Fifth Third Bancorp (NASDAQ:FITB) delivered better-than-expected second-quarter results on Thursday, buoyed by ongoing loan expansion and a continued rise in net interest margins. The strong report sent shares up 1.05% in early trading.
The Cincinnati-based lender reported adjusted earnings per share of $0.88, narrowly edging past Wall Street’s estimate of $0.87. Total revenue came in at $2.25 billion, beating the consensus figure of $2.22 billion. This represented an 8% year-over-year increase—the highest growth rate the bank has recorded in more than two years.
Net interest income also climbed 8% from a year earlier to reach $1.5 billion. The bank’s net interest margin expanded for the sixth straight quarter, improving to 3.12%, up 24 basis points year-over-year. Total loans grew by 5% from the second quarter of 2024, the fastest annual pace in over two years.
“Fifth Third’s financial results once again underscore our strong balance sheet, diverse revenue streams, and disciplined expense management,” said Tim Spence, Fifth Third Chairman, CEO and President. “We’ve expanded our net interest margin, improved credit metrics, and strengthened our efficiency ratio.”

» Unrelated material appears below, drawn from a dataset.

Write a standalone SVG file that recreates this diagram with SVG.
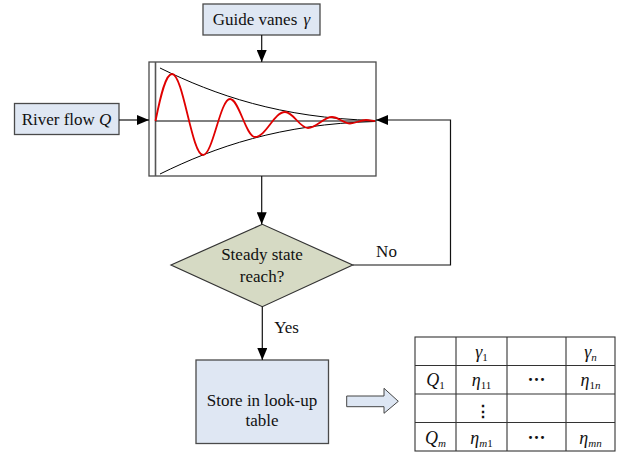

Credit performance remained robust. The net charge-off ratio declined to 0.45%, down four basis points compared to the same period last year. Nonperforming assets dropped 11% from the prior quarter, including an 18% decrease in commercial nonperforming assets.
Fifth Third also saw healthy growth on the retail front, with total households up 2%, including a 6% increase in the Southeast. Assets under management rose to $73 billion, marking a 12% increase from a year ago.
The bank’s Common Equity Tier 1 (CET1) ratio improved by 13 basis points to 10.56%, signaling strong capital generation. Its efficiency ratio dropped to 56.2%, while the adjusted figure stood at 55.5%, a 130 basis point improvement compared to the second quarter of 2024.